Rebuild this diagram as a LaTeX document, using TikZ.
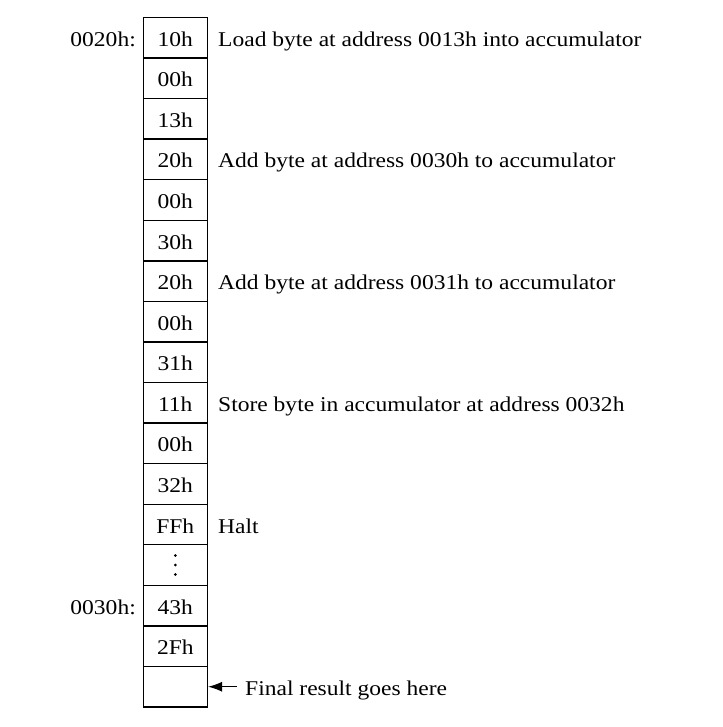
\documentclass[tikz,border=0pt]{standalone}
\usepackage{fontspec}
\setmainfont[FakeStretch=1.12]{Liberation Serif}
\usetikzlibrary{arrows.meta}
\begin{document}
\begin{tikzpicture}[x=1pt,y=-1pt,
  cellbox/.style={draw,line width=1.4pt,minimum width=64pt,minimum height=40.56pt,inner sep=0pt,anchor=center},
  celltext/.style={font=\fontsize{21}{25}\selectfont},
  desc/.style={anchor=base west,inner sep=0pt,font=\fontsize{21}{25}\selectfont},
  addr/.style={anchor=base east,inner sep=0pt,font=\fontsize{21}{25}\selectfont},
  dot/.style={fill,circle,inner sep=0pt,minimum size=3pt}]
\useasboundingbox (0,0) rectangle (722,727);
\foreach \i/\t in {0/10h,1/00h,2/13h,3/20h,4/00h,5/30h,6/20h,7/00h,8/31h,9/11h,10/00h,11/32h,12/FFh,13/{},14/43h,15/2Fh,16/{}} {
  \node[cellbox] (c\i) at (175.3,{17.5+40.56*(\i+0.5)}) {};
  \node[celltext,anchor=base,inner sep=0pt] (t\i) at (175.3,{17.5+40.56*(\i+0.5)+8.5}) {\t};
}
\node[dot] (v1) at (175.3,555.5) {};
\node[dot] (v2) at (175.3,565) {};
\node[dot] (v3) at (175.3,574.5) {};
\node[addr] (a0) at (136,{17.5+40.56*0.5+8.5}) {0020h:};
\node[addr] (a14) at (136,{17.5+40.56*14.5+8.5}) {0030h:};
\node[desc] (d0) at (218,{17.5+40.56*0.5+8.5}) {Load byte at address 0013h into accumulator};
\node[desc] (d3) at (218,{17.5+40.56*3.5+8.5}) {Add byte at address 0030h to accumulator};
\node[desc] (d6) at (218,{17.5+40.56*6.5+8.5}) {Add byte at address 0031h to accumulator};
\node[desc] (d9) at (218,{17.5+40.56*9.5+8.5}) {Store byte in accumulator at address 0032h};
\node[desc] (d12) at (218,{17.5+40.56*12.5+8.5}) {Halt};
\node[desc] (d16) at (245,{17.5+40.56*16.5+8.5}) {Final result goes here};
\coordinate (arrstart) at (237,{17.5+40.56*16.5});
\draw[line width=1.5pt,-{Latex[length=14pt,width=10pt]}] (arrstart) -- (c16.east);
\end{tikzpicture}
\end{document}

* * * * *

**DESCRIPTION OF THE TASK:**
Reproduce the listing above exactly, excluding all pictures.

**ANSWER TO THIS PROBLEM:**
Rebuild this diagram as a LaTeX document, using TikZ.
\documentclass[tikz,border=0pt]{standalone}
\usepackage{fontspec}
\setmainfont[FakeStretch=1.12]{Liberation Serif}
\usetikzlibrary{arrows.meta}
\begin{document}
\begin{tikzpicture}[x=1pt,y=-1pt,
  cellbox/.style={draw,line width=1.4pt,minimum width=64pt,minimum height=40.56pt,inner sep=0pt,anchor=center},
  celltext/.style={font=\fontsize{21}{25}\selectfont},
  desc/.style={anchor=base west,inner sep=0pt,font=\fontsize{21}{25}\selectfont},
  addr/.style={anchor=base east,inner sep=0pt,font=\fontsize{21}{25}\selectfont},
  dot/.style={fill,circle,inner sep=0pt,minimum size=3pt}]
\useasboundingbox (0,0) rectangle (722,727);
\foreach \i/\t in {0/10h,1/00h,2/13h,3/20h,4/00h,5/30h,6/20h,7/00h,8/31h,9/11h,10/00h,11/32h,12/FFh,13/{},14/43h,15/2Fh,16/{}} {
  \node[cellbox] (c\i) at (175.3,{17.5+40.56*(\i+0.5)}) {};
  \node[celltext,anchor=base,inner sep=0pt] (t\i) at (175.3,{17.5+40.56*(\i+0.5)+8.5}) {\t};
}
\node[dot] (v1) at (175.3,555.5) {};
\node[dot] (v2) at (175.3,565) {};
\node[dot] (v3) at (175.3,574.5) {};
\node[addr] (a0) at (136,{17.5+40.56*0.5+8.5}) {0020h:};
\node[addr] (a14) at (136,{17.5+40.56*14.5+8.5}) {0030h:};
\node[desc] (d0) at (218,{17.5+40.56*0.5+8.5}) {Load byte at address 0013h into accumulator};
\node[desc] (d3) at (218,{17.5+40.56*3.5+8.5}) {Add byte at address 0030h to accumulator};
\node[desc] (d6) at (218,{17.5+40.56*6.5+8.5}) {Add byte at address 0031h to accumulator};
\node[desc] (d9) at (218,{17.5+40.56*9.5+8.5}) {Store byte in accumulator at address 0032h};
\node[desc] (d12) at (218,{17.5+40.56*12.5+8.5}) {Halt};
\node[desc] (d16) at (245,{17.5+40.56*16.5+8.5}) {Final result goes here};
\coordinate (arrstart) at (237,{17.5+40.56*16.5});
\draw[line width=1.5pt,-{Latex[length=14pt,width=10pt]}] (arrstart) -- (c16.east);
\end{tikzpicture}
\end{document}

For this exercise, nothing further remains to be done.